One way to optimise the binary-tree approach is to use a lookup table. You arrange the table so that you can look up a particular encoded bit-pattern directly, allowing for the maximum possible bit-width of any code.

Since most codes don't use the full maximum width, they are included at multiple locations in the table - one location for each combination of the unused bits. The table indicates how many bits to discard from the input as well as the decoded output.

If the longest code is too long, so the table is impractical, a compromise is to use a tree of smaller fixed-width-subscript lookups. For example, you can use a 256-item table to handle a byte. If the input code is more than 8 bits, the table entry indicates that decoding is incomplete and directs you to a table that handles the next up-to 8 bits. Larger tables trade memory for speed - 256 items is probably too small.

I believe this general approach is called "prefix tables", and is what BobMcGees quoted code is doing. A likely difference is that some compression algorithms require the prefix table to be updated during decompression - this is not needed for simple Huffman.
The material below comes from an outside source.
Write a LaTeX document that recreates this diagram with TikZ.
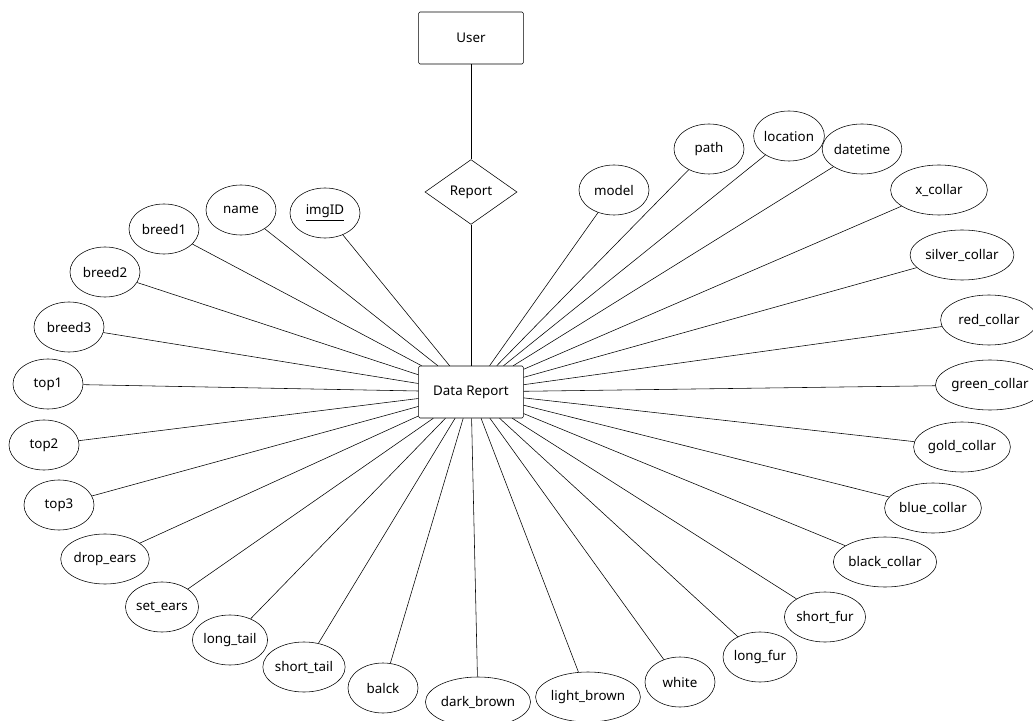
\documentclass[tikz,border=0pt]{standalone}
\usepackage{fontspec}
\setmainfont{Noto Sans}
\usepackage{tikz}
\usetikzlibrary{shapes.geometric}
\tikzstyle{entity}=[rectangle,draw,rounded corners=1pt,fill=white,text=black,minimum width=2.62cm,minimum height=1.3cm]
\tikzstyle{rel}=[diamond,draw,fill=white,inner sep=0pt,minimum width=2.3cm,minimum height=1.62cm]
\tikzstyle{attr}=[ellipse,draw,fill=white,inner sep=0pt,minimum width=1.75cm,minimum height=1.25cm]
\tikzstyle{wattr}=[attr,minimum width=2.42cm]
\tikzstyle{link}=[-,thin]

\begin{document}
\begin{tikzpicture}[x=0.025cm,y=-0.025cm,font=\fontsize{9.5}{11}\selectfont]
  \useasboundingbox (0,0) rectangle (1033,721);

  \node[entity] (U) at (471,38) {User};
  \node[rel] (R) at (471,192) {Report};
  \node[entity] (D) at (471,392) {Data Report};

  % left side
  \node[attr] (imgID) at (325,213) {\underline{imgID}};
  \node[attr] (name) at (241,210) {name};
  \node[attr] (breed1) at (164,229) {breed1};
  \node[attr] (breed2) at (105,272) {breed2};
  \node[attr] (breed3) at (69,327) {breed3};
  \node[attr] (top1) at (48,384) {top1};
  \node[attr] (top2) at (44,445) {top2};
  \node[attr] (top3) at (59,505) {top3};
  \node[attr] (dropears) at (105,559) {drop\_ears};
  \node[attr] (setears) at (162,607) {set\_ears};
  \node[attr] (longtail) at (230,640) {long\_tail};
  \node[attr] (shorttail) at (304,667) {short\_tail};
  \node[attr] (balck) at (383,688) {balck};
  \node[attr,minimum width=2.25cm] (darkbrown) at (478,702) {dark\_brown};

  % right side
  \node[attr,minimum width=2.25cm] (lightbrown) at (588,697) {light\_brown};
  \node[attr] (white) at (680,682) {white};
  \node[attr] (longfur) at (760,657) {long\_fur};
  \node[attr] (shortfur) at (825,617) {short\_fur};
  \node[wattr] (blackc) at (885,562) {black\_collar};
  \node[wattr] (bluec) at (933,508) {blue\_collar};
  \node[wattr] (goldc) at (962,447) {gold\_collar};
  \node[wattr] (greenc) at (990,385) {green\_collar};
  \node[wattr] (redc) at (989,320) {red\_collar};
  \node[wattr] (silverc) at (962,255) {silver\_collar};
  \node[wattr] (xc) at (939,190) {x\_collar};
  \node[attr] (datetime) at (862,149) {datetime};
  \node[attr] (location) at (789,136) {location};
  \node[attr] (path) at (709,149) {path};
  \node[attr] (model) at (614,190) {model};

  \draw[link] (U)--(R); \draw[link] (R)--(D);
  %
  \draw[link] (D)--(imgID); \draw[link] (D)--(name); \draw[link] (D)--(breed1);
  \draw[link] (D)--(breed2); \draw[link] (D)--(breed3); \draw[link] (D)--(top1);
  \draw[link] (D)--(top2); \draw[link] (D)--(top3); \draw[link] (D)--(dropears);
  \draw[link] (D)--(setears); \draw[link] (D)--(longtail); \draw[link] (D)--(shorttail);
  \draw[link] (D)--(balck); \draw[link] (D)--(darkbrown);
  %
  \draw[link] (D)--(lightbrown); \draw[link] (D)--(white); \draw[link] (D)--(longfur);
  \draw[link] (D)--(shortfur); \draw[link] (D)--(blackc); \draw[link] (D)--(bluec);
  \draw[link] (D)--(goldc); \draw[link] (D)--(greenc); \draw[link] (D)--(redc);
  \draw[link] (D)--(silverc); \draw[link] (D)--(xc); \draw[link] (D)--(datetime);
  \draw[link] (D)--(location); \draw[link] (D)--(path); \draw[link] (D)--(model);

\end{tikzpicture}
\end{document}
IIRC, I first saw it in a book about bitmapped graphics file formats which included GIF, some time before the patent panic.

It should be easy to precalculate either a full lookup table, a hashtable equivalent, or a tree-of-small-tables from a binary tree model. The binary tree is still the key representation of the code - this lookup table is just optimisation.

Steve314
+1 This is the method I used in my JPEG decoder, I build the lookup table directly from the DHT segment in the image, no binary-tree hassles needed.
matja
A: 

You can perform a kind of batch lookup on the usual Huffmann tree lookup:

  1. Choosing a bit depth (call it depth n); this is a trade-off between speed, memory, and time investment to construct tables;
  2. Build a lookup table for all 2^n bit strings of length n. Each entry may encode several complete tokens; there will commonly also be some bits left over that are only a prefix of Huffman codes: for each of these, make a link to a further lookup table for that code;
  3. Build the further lookup tables. The total number of tables is at most one less than the number of entries coded in the Huffmann tree.

Choosing a depth that is a multiple of four, e.g., depth 8, is a good fit for bit shifting operations.

Postscript This differs from the idea in potatoswatter's comment on unwind's answer and from Steve314's answer in using multiple tables: this means that all of the n-bit lookup is put to use, so should be faster but makes table construction and lookup significantly trickier, and will consume much more space for a given depth.

Charles Stewart